§ **EXERCISE REQUIREMENTS**
Copy the lines below as they are; omit the images they contain.

§ **RAW RECORDS**

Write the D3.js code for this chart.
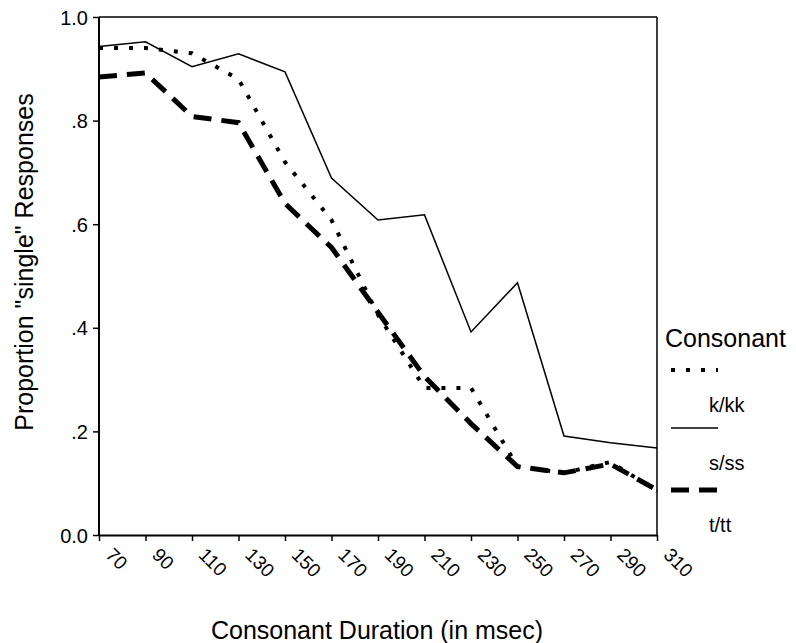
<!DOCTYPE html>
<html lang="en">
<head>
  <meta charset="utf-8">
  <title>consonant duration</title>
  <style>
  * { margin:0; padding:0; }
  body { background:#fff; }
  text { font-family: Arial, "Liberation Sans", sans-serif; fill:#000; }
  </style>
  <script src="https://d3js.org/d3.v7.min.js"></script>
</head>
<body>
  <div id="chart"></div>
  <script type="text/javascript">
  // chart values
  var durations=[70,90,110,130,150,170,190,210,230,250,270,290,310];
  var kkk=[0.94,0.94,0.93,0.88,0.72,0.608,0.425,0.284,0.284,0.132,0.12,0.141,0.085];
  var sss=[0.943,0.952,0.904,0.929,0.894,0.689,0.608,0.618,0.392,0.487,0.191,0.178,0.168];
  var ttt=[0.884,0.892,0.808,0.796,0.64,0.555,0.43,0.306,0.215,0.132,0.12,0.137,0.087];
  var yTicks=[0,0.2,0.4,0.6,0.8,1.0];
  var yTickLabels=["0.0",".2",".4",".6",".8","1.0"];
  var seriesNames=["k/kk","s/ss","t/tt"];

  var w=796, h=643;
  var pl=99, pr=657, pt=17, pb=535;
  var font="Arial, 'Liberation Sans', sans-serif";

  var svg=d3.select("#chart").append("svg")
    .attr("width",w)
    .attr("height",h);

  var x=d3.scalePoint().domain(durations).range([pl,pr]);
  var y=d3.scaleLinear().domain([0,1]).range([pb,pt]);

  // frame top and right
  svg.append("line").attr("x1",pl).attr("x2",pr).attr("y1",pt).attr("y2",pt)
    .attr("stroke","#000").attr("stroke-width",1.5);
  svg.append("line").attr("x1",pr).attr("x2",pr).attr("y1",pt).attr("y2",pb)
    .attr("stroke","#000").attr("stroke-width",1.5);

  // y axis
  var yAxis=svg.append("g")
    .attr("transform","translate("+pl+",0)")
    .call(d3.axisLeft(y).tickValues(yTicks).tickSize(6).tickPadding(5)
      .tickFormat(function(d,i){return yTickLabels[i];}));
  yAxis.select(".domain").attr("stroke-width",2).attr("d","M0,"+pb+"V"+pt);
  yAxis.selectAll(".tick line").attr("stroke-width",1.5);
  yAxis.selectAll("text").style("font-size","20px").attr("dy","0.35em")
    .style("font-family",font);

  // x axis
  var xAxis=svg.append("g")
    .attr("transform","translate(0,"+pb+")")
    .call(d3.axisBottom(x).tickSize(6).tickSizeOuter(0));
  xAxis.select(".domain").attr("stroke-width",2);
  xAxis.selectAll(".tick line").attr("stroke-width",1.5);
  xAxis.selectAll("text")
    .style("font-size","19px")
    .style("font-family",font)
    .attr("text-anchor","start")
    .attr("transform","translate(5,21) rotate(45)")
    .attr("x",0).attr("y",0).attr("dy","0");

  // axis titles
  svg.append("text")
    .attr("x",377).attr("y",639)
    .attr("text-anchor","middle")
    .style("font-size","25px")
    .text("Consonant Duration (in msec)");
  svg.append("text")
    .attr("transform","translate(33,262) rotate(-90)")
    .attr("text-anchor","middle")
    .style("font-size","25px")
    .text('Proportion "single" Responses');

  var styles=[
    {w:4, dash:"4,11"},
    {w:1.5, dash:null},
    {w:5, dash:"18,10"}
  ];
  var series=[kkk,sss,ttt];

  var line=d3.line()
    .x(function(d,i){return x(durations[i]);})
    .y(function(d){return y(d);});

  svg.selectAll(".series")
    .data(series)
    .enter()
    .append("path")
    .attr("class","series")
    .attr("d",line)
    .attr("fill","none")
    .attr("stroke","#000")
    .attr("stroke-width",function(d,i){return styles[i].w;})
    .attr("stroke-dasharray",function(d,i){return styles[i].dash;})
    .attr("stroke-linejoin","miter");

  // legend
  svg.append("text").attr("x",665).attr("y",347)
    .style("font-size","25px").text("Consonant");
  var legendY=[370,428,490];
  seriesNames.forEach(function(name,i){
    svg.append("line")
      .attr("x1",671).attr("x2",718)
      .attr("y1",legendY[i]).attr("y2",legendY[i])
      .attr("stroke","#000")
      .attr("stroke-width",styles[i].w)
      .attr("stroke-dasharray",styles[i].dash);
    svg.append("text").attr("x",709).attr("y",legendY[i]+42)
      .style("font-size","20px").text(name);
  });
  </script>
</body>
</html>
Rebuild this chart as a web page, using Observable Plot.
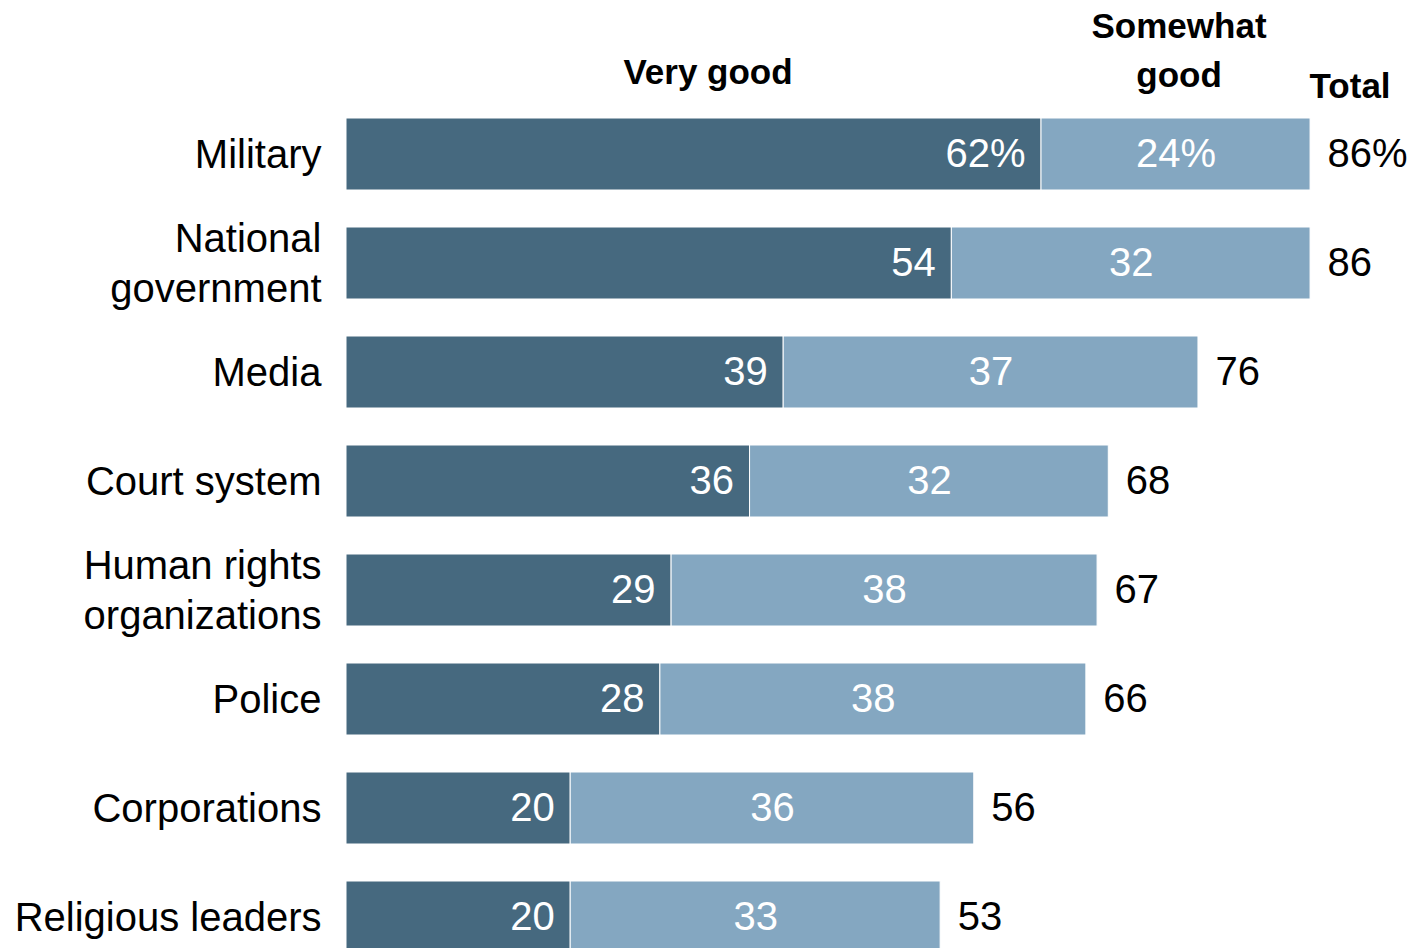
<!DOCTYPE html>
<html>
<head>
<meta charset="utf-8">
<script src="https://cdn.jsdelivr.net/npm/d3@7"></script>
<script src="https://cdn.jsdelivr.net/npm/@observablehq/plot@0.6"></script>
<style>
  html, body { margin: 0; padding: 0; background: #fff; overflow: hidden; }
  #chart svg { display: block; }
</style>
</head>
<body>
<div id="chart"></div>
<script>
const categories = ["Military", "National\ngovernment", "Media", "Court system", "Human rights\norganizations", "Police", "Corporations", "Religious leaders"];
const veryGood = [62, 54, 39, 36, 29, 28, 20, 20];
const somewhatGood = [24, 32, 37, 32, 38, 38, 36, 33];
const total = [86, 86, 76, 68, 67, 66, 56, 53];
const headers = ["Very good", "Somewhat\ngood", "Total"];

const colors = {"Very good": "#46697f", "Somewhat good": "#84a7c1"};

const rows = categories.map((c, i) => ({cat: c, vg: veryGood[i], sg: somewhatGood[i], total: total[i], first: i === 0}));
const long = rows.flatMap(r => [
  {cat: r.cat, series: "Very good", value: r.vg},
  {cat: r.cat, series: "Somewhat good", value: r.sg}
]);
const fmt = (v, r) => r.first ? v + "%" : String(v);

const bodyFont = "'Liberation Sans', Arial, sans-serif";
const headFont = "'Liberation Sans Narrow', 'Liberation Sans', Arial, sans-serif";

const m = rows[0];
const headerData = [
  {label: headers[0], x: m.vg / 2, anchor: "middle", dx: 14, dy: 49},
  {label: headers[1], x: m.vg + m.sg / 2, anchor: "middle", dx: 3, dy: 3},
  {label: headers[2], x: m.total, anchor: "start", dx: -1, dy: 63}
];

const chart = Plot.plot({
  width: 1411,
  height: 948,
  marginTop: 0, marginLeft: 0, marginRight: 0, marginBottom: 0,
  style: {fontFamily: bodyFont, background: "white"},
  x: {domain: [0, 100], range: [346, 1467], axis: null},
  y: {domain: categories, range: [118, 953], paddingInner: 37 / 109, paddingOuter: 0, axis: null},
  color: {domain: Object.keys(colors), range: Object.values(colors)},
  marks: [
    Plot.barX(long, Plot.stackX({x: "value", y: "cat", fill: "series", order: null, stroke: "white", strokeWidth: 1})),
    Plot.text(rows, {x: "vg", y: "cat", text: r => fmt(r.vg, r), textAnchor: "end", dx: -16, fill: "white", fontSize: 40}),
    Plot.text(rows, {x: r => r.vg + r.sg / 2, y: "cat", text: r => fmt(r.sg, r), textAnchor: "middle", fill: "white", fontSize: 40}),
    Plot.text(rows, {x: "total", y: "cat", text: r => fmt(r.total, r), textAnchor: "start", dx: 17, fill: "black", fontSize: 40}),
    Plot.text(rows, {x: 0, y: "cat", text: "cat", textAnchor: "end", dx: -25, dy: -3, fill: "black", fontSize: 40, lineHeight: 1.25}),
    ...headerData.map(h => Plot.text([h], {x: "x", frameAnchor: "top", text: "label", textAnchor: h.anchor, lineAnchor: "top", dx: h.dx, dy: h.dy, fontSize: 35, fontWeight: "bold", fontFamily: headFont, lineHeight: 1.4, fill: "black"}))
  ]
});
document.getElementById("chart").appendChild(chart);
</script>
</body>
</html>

§ **RESULT**
Write the D3.js code for this chart.
<!DOCTYPE html>
<html lang="en">
<head>
  <meta charset="utf-8">
  <title>consonant duration</title>
  <style>
  * { margin:0; padding:0; }
  body { background:#fff; }
  text { font-family: Arial, "Liberation Sans", sans-serif; fill:#000; }
  </style>
  <script src="https://d3js.org/d3.v7.min.js"></script>
</head>
<body>
  <div id="chart"></div>
  <script type="text/javascript">
  // chart values
  var durations=[70,90,110,130,150,170,190,210,230,250,270,290,310];
  var kkk=[0.94,0.94,0.93,0.88,0.72,0.608,0.425,0.284,0.284,0.132,0.12,0.141,0.085];
  var sss=[0.943,0.952,0.904,0.929,0.894,0.689,0.608,0.618,0.392,0.487,0.191,0.178,0.168];
  var ttt=[0.884,0.892,0.808,0.796,0.64,0.555,0.43,0.306,0.215,0.132,0.12,0.137,0.087];
  var yTicks=[0,0.2,0.4,0.6,0.8,1.0];
  var yTickLabels=["0.0",".2",".4",".6",".8","1.0"];
  var seriesNames=["k/kk","s/ss","t/tt"];

  var w=796, h=643;
  var pl=99, pr=657, pt=17, pb=535;
  var font="Arial, 'Liberation Sans', sans-serif";

  var svg=d3.select("#chart").append("svg")
    .attr("width",w)
    .attr("height",h);

  var x=d3.scalePoint().domain(durations).range([pl,pr]);
  var y=d3.scaleLinear().domain([0,1]).range([pb,pt]);

  // frame top and right
  svg.append("line").attr("x1",pl).attr("x2",pr).attr("y1",pt).attr("y2",pt)
    .attr("stroke","#000").attr("stroke-width",1.5);
  svg.append("line").attr("x1",pr).attr("x2",pr).attr("y1",pt).attr("y2",pb)
    .attr("stroke","#000").attr("stroke-width",1.5);

  // y axis
  var yAxis=svg.append("g")
    .attr("transform","translate("+pl+",0)")
    .call(d3.axisLeft(y).tickValues(yTicks).tickSize(6).tickPadding(5)
      .tickFormat(function(d,i){return yTickLabels[i];}));
  yAxis.select(".domain").attr("stroke-width",2).attr("d","M0,"+pb+"V"+pt);
  yAxis.selectAll(".tick line").attr("stroke-width",1.5);
  yAxis.selectAll("text").style("font-size","20px").attr("dy","0.35em")
    .style("font-family",font);

  // x axis
  var xAxis=svg.append("g")
    .attr("transform","translate(0,"+pb+")")
    .call(d3.axisBottom(x).tickSize(6).tickSizeOuter(0));
  xAxis.select(".domain").attr("stroke-width",2);
  xAxis.selectAll(".tick line").attr("stroke-width",1.5);
  xAxis.selectAll("text")
    .style("font-size","19px")
    .style("font-family",font)
    .attr("text-anchor","start")
    .attr("transform","translate(5,21) rotate(45)")
    .attr("x",0).attr("y",0).attr("dy","0");

  // axis titles
  svg.append("text")
    .attr("x",377).attr("y",639)
    .attr("text-anchor","middle")
    .style("font-size","25px")
    .text("Consonant Duration (in msec)");
  svg.append("text")
    .attr("transform","translate(33,262) rotate(-90)")
    .attr("text-anchor","middle")
    .style("font-size","25px")
    .text('Proportion "single" Responses');

  var styles=[
    {w:4, dash:"4,11"},
    {w:1.5, dash:null},
    {w:5, dash:"18,10"}
  ];
  var series=[kkk,sss,ttt];

  var line=d3.line()
    .x(function(d,i){return x(durations[i]);})
    .y(function(d){return y(d);});

  svg.selectAll(".series")
    .data(series)
    .enter()
    .append("path")
    .attr("class","series")
    .attr("d",line)
    .attr("fill","none")
    .attr("stroke","#000")
    .attr("stroke-width",function(d,i){return styles[i].w;})
    .attr("stroke-dasharray",function(d,i){return styles[i].dash;})
    .attr("stroke-linejoin","miter");

  // legend
  svg.append("text").attr("x",665).attr("y",347)
    .style("font-size","25px").text("Consonant");
  var legendY=[370,428,490];
  seriesNames.forEach(function(name,i){
    svg.append("line")
      .attr("x1",671).attr("x2",718)
      .attr("y1",legendY[i]).attr("y2",legendY[i])
      .attr("stroke","#000")
      .attr("stroke-width",styles[i].w)
      .attr("stroke-dasharray",styles[i].dash);
    svg.append("text").attr("x",709).attr("y",legendY[i]+42)
      .style("font-size","20px").text(name);
  });
  </script>
</body>
</html>
Rebuild this chart as a web page, using Observable Plot.
<!DOCTYPE html>
<html>
<head>
<meta charset="utf-8">
<script src="https://cdn.jsdelivr.net/npm/d3@7"></script>
<script src="https://cdn.jsdelivr.net/npm/@observablehq/plot@0.6"></script>
<style>
  html, body { margin: 0; padding: 0; background: #fff; overflow: hidden; }
  #chart svg { display: block; }
</style>
</head>
<body>
<div id="chart"></div>
<script>
const categories = ["Military", "National\ngovernment", "Media", "Court system", "Human rights\norganizations", "Police", "Corporations", "Religious leaders"];
const veryGood = [62, 54, 39, 36, 29, 28, 20, 20];
const somewhatGood = [24, 32, 37, 32, 38, 38, 36, 33];
const total = [86, 86, 76, 68, 67, 66, 56, 53];
const headers = ["Very good", "Somewhat\ngood", "Total"];

const colors = {"Very good": "#46697f", "Somewhat good": "#84a7c1"};

const rows = categories.map((c, i) => ({cat: c, vg: veryGood[i], sg: somewhatGood[i], total: total[i], first: i === 0}));
const long = rows.flatMap(r => [
  {cat: r.cat, series: "Very good", value: r.vg},
  {cat: r.cat, series: "Somewhat good", value: r.sg}
]);
const fmt = (v, r) => r.first ? v + "%" : String(v);

const bodyFont = "'Liberation Sans', Arial, sans-serif";
const headFont = "'Liberation Sans Narrow', 'Liberation Sans', Arial, sans-serif";

const m = rows[0];
const headerData = [
  {label: headers[0], x: m.vg / 2, anchor: "middle", dx: 14, dy: 49},
  {label: headers[1], x: m.vg + m.sg / 2, anchor: "middle", dx: 3, dy: 3},
  {label: headers[2], x: m.total, anchor: "start", dx: -1, dy: 63}
];

const chart = Plot.plot({
  width: 1411,
  height: 948,
  marginTop: 0, marginLeft: 0, marginRight: 0, marginBottom: 0,
  style: {fontFamily: bodyFont, background: "white"},
  x: {domain: [0, 100], range: [346, 1467], axis: null},
  y: {domain: categories, range: [118, 953], paddingInner: 37 / 109, paddingOuter: 0, axis: null},
  color: {domain: Object.keys(colors), range: Object.values(colors)},
  marks: [
    Plot.barX(long, Plot.stackX({x: "value", y: "cat", fill: "series", order: null, stroke: "white", strokeWidth: 1})),
    Plot.text(rows, {x: "vg", y: "cat", text: r => fmt(r.vg, r), textAnchor: "end", dx: -16, fill: "white", fontSize: 40}),
    Plot.text(rows, {x: r => r.vg + r.sg / 2, y: "cat", text: r => fmt(r.sg, r), textAnchor: "middle", fill: "white", fontSize: 40}),
    Plot.text(rows, {x: "total", y: "cat", text: r => fmt(r.total, r), textAnchor: "start", dx: 17, fill: "black", fontSize: 40}),
    Plot.text(rows, {x: 0, y: "cat", text: "cat", textAnchor: "end", dx: -25, dy: -3, fill: "black", fontSize: 40, lineHeight: 1.25}),
    ...headerData.map(h => Plot.text([h], {x: "x", frameAnchor: "top", text: "label", textAnchor: h.anchor, lineAnchor: "top", dx: h.dx, dy: h.dy, fontSize: 35, fontWeight: "bold", fontFamily: headFont, lineHeight: 1.4, fill: "black"}))
  ]
});
document.getElementById("chart").appendChild(chart);
</script>
</body>
</html>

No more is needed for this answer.